After a hearing that stretched on beyond 12 hours, the legislature's Judiciary Committee split evenly 20-20 over whether to forward the nomination of Andrew McDonald to be chief justice of the Connecticut Supreme Court. As promised, politics was front and center at the contentious confirmation hearing, which comes in an election year.
McDonald, a current associate justice on the court, was nominated by Governor Dannel Malloy. He is a longtime friend and political ally of Malloy’s, going back some 30 years, and ran Malloy's first campaign to become mayor of Stamford.
Questioned about his close relationship with the governor, McDonald told the committee it’s not relevant.
“I knew Governor Malloy long before he was governor. I knew Governor Malloy long before he was mayor," he said. "My friendship with the governor is not a function of the office he holds. It never has been.”
Most controversially among some conservatives, McDonald was part of the majority in a 4-to-3 ruling on the court which struck down the death penalty in Connecticut.
McDonald was previously a state senator, known for his liberal views on issues including the death penalty.
Republican lawmakers questioned whether he should be allowed to make rulings on laws he may have been involved in as a legislator, but McDonald told them there’s no precedent for recusing himself in such cases.

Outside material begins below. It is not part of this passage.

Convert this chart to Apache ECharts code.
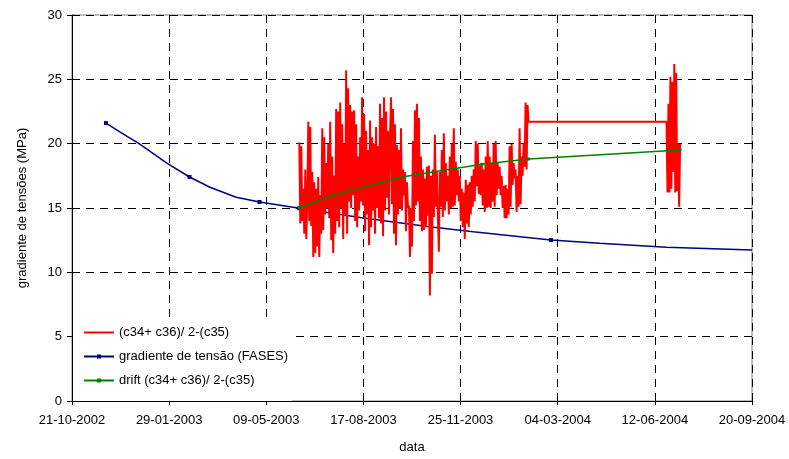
<!DOCTYPE html>
<html>
<head>
<meta charset="utf-8">
<script src="https://cdn.jsdelivr.net/npm/echarts@6/dist/echarts.min.js"></script>
<style>html,body{margin:0;padding:0;background:#fff;}#chart{width:789px;height:459px;}</style>
</head>
<body>
<div id="chart"></div>
<script>
// ---- data ----
const baseDate = '2002-10-21';
const xTickStepDays = 100;
const xMaxDays = 700;

const seriesNames = ['(c34+ c36)/ 2-(c35)', 'gradiente de tensão (FASES)', 'drift (c34+ c36)/ 2-(c35)'];

// blue: gradiente de tensão (FASES)
const blueDates = ['2002-11-25','2002-12-10','2002-12-29','2003-01-27','2003-02-19','2003-03-12','2003-04-08','2003-05-02',
  '2003-06-12','2003-08-17','2003-10-24','2003-12-08','2004-02-26','2004-04-16','2004-06-24','2004-09-20'];
const blueValues = [21.6,20.88,20.0,18.47,17.41,16.61,15.83,15.47,14.98,14.22,13.55,13.16,12.51,12.26,11.95,11.74];
const blueMarked = [1,0,0,0,1,0,0,1,1,0,0,0,1,0,0,0];

// green: drift
const greenDates = ['2003-06-12','2003-07-17','2003-09-27','2003-12-17','2004-02-03','2004-07-08'];
const greenValues = [15.02,16.01,17.43,18.40,18.81,19.51];

// red: (c34+ c36)/2-(c35), two measurement periods
const red1Start = '2003-06-12', red1End = '2004-02-03';
const red1Values = [
  20.1,13.8,19.8,14.0,16.5,13.0,18.0,12.6,15.5,21.7,14.0,21.3,13.6,17.8,11.2,17.0,11.5,16.5,12.0,17.4,11.2,16.0,13.0,21.2,13.3,
  20.5,14.5,18.5,15.0,20.0,14.2,21.7,12.5,19.0,11.5,17.5,13.0,22.7,14.0,22.5,13.5,23.2,15.0,21.5,12.6,
  20.0,14.5,25.7,13.0,24.3,15.5,23.0,15.0,22.5,16.0,22.6,14.0,21.5,13.5,19.0,14.8,20.5,15.5,23.6,15.2,22.3,13.2,21.0,14.5,
  19.5,12.1,21.8,13.5,20.5,14.8,20.0,13.0,21.3,15.0,19.8,14.2,23.1,13.8,22.0,12.8,23.6,14.8,22.5,15.8,21.0,14.5,20.5,
  23.6,15.3,22.7,13.0,21.5,12.1,19.9,14.5,19.5,15.0,21.2,14.8,18.0,16.0,17.8,13.2,17.0,15.0,15.2,11.2,15.0,12.0,20.2,14.0,
  22.6,15.2,23.1,15.5,22.0,14.0,19.0,13.2,18.0,13.3,17.3,13.5,18.2,14.4,18.3,8.2,17.5,9.9,18.0,14.3,20.7,15.1,17.9,
  14.5,11.6,17.8,15.1,19.5,14.3,20.8,14.8,18.5,15.5,17.5,14.5,19.0,15.0,20.0,15.1,21.2,15.2,18.6,16.0,18.0,15.5,17.5,14.0,
  16.5,13.5,16.2,12.6,17.2,13.8,16.8,13.5,17.0,14.5,17.5,15.1,18.0,15.5,20.2,16.7,20.0,16.1,18.3,16.0,18.5,15.2,18.0,
  14.7,19.0,15.0,20.2,15.1,19.0,15.0,18.5,15.5,20.0,15.1,20.2,16.0,18.5,16.5,18.2,16.0,17.5,15.0,16.7,14.2,16.8,14.2,
  16.5,14.5,19.8,15.1,20.0,16.8,18.5,17.3,18.0,14.7,17.5,15.1,21.2,15.3,19.0,17.5,20.0,18.2,23.2,18.0,23.0,21.7
];
const red2Start = '2004-06-24', red2End = '2004-07-08';
const red2Values = [21.7,16.2,23.1,16.2,25.2,16.5,24.8,17.8,26.2,16.2,25.5,16.3,20.0,15.1,20.0];

const yMin = 0, yMax = 30, yStep = 5;

// ---- helpers ----
function dayOf(s){
  const p = s.split('-').map(Number);
  const b = baseDate.split('-').map(Number);
  return (Date.UTC(p[0],p[1]-1,p[2]) - Date.UTC(b[0],b[1]-1,b[2]))/864e5;
}
function fmtDay(v){
  const b = baseDate.split('-').map(Number);
  const d = new Date(Date.UTC(b[0],b[1]-1,b[2]) + Math.round(v)*864e5);
  const pad = n => (n<10?'0':'')+n;
  return pad(d.getUTCDate())+'-'+pad(d.getUTCMonth()+1)+'-'+d.getUTCFullYear();
}
function spread(start, end, vals){
  const a = dayOf(start), b = dayOf(end), n = vals.length;
  return vals.map((v,i)=>[a + (b-a)*i/(n-1), v]);
}
const redData = spread(red1Start, red1End, red1Values).concat(spread(red2Start, red2End, red2Values));
const blueData = blueDates.map((d,i)=> blueMarked[i] ? [dayOf(d), blueValues[i]] : {value:[dayOf(d), blueValues[i]], symbol:'none'});
const greenData = greenDates.map((d,i)=>[dayOf(d), greenValues[i]]);

const FONT = '"Liberation Sans", Arial, sans-serif';
const chart = echarts.init(document.getElementById('chart'), null, {renderer:'canvas'});
chart.setOption({
  animation:false,
  backgroundColor:'#fff',
  grid:{left:72, right:37, top:15, bottom:58, show:true, borderColor:'#808080', borderWidth:1, backgroundColor:'transparent'},
  legend:{
    orient:'vertical', left:73, top:317,
    data:[
      {name:seriesNames[0], itemStyle:{opacity:0}},
      {name:seriesNames[1]},
      {name:seriesNames[2]}
    ],
    backgroundColor:'#fff', padding:[9,4,14,10], itemGap:11,
    itemWidth:30, itemHeight:5,
    textStyle:{fontFamily:FONT, fontSize:13, color:'#000'}
  },
  xAxis:[{
    type:'value', min:0, max:xMaxDays, interval:xTickStepDays,
    name:'data', nameLocation:'middle', nameGap:40,
    nameTextStyle:{fontFamily:FONT, fontSize:13, color:'#000'},
    axisLine:{show:true, onZero:false, lineStyle:{color:'#000', width:1}},
    axisTick:{show:true, length:4, lineStyle:{color:'#000'}},
    axisLabel:{fontFamily:FONT, fontSize:13, color:'#000', margin:13, formatter:fmtDay, showMinLabel:true, showMaxLabel:true},
    splitLine:{show:true, lineStyle:{color:'#000', type:[8,6], width:1}}
  },{
    type:'value', position:'top', min:0, max:xMaxDays, interval:xTickStepDays,
    axisLine:{show:true, lineStyle:{color:'#000'}}, axisTick:{show:false}, axisLabel:{show:false}, splitLine:{show:false}
  }],
  yAxis:{
    type:'value', min:yMin, max:yMax, interval:yStep,
    name:'gradiente de tensões (MPa)', nameLocation:'middle', nameGap:43, nameRotate:90,
    nameTextStyle:{fontFamily:FONT, fontSize:13, color:'#000'},
    axisLine:{show:true, onZero:false, lineStyle:{color:'#000', width:1}},
    axisTick:{show:true, length:5, lineStyle:{color:'#000'}},
    axisLabel:{fontFamily:FONT, fontSize:13, color:'#000', margin:10},
    splitLine:{show:true, lineStyle:{color:'#000', type:[8,6], width:1}}
  },
  series:[
    {name:seriesNames[0], type:'line', data:redData, symbol:'none', lineStyle:{color:'#ff0000', width:2}, itemStyle:{color:'#ff0000'}, z:3},
    {name:seriesNames[1], type:'line', data:blueData, symbol:'rect', symbolSize:4, showSymbol:true, lineStyle:{color:'#000080', width:1.5}, itemStyle:{color:'#000080'}, z:2},
    {name:seriesNames[2], type:'line', data:greenData, symbol:'rect', symbolSize:3, lineStyle:{color:'#008000', width:1.5}, itemStyle:{color:'#008000'}, z:4}
  ]
});
</script>
</body>
</html>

“Many times I have had cases before our court where statutes with which I had a role in voting on them have been before the court," he said. "I frankly think that we’re only having this discussion because of the heightened profile of this particular case, but the profile can’t decide the decision, it’s the principle that has to drive the decision.”
The law that was reviewed in the death penalty case was passed by lawmakers in 2012, after McDonald had left the legislature.
McDonald has been characterized by conservative critics as a judicial activist, seeking to insert his own views into the judicial process. But, calling judicial activism a "popular term," McDonald said it's commonly used by those who dislike a particular decision.
The 20-20 vote of the committee means that McDonald's nomination will be forwarded to the full General Assembly, but with an unfavorable recommendation.
During his confirmation as an associate justice in 2013, McDonald was confirmed by a vote of 30-3 in the Senate and 125-20 in the House.
If confirmed, McDonald would replace Chase Rogers, who served as chief justice for the last decade. He would become the first openly gay chief justice in the country.
A vote by the full legislature on McDonald's confirmation is expected March 7.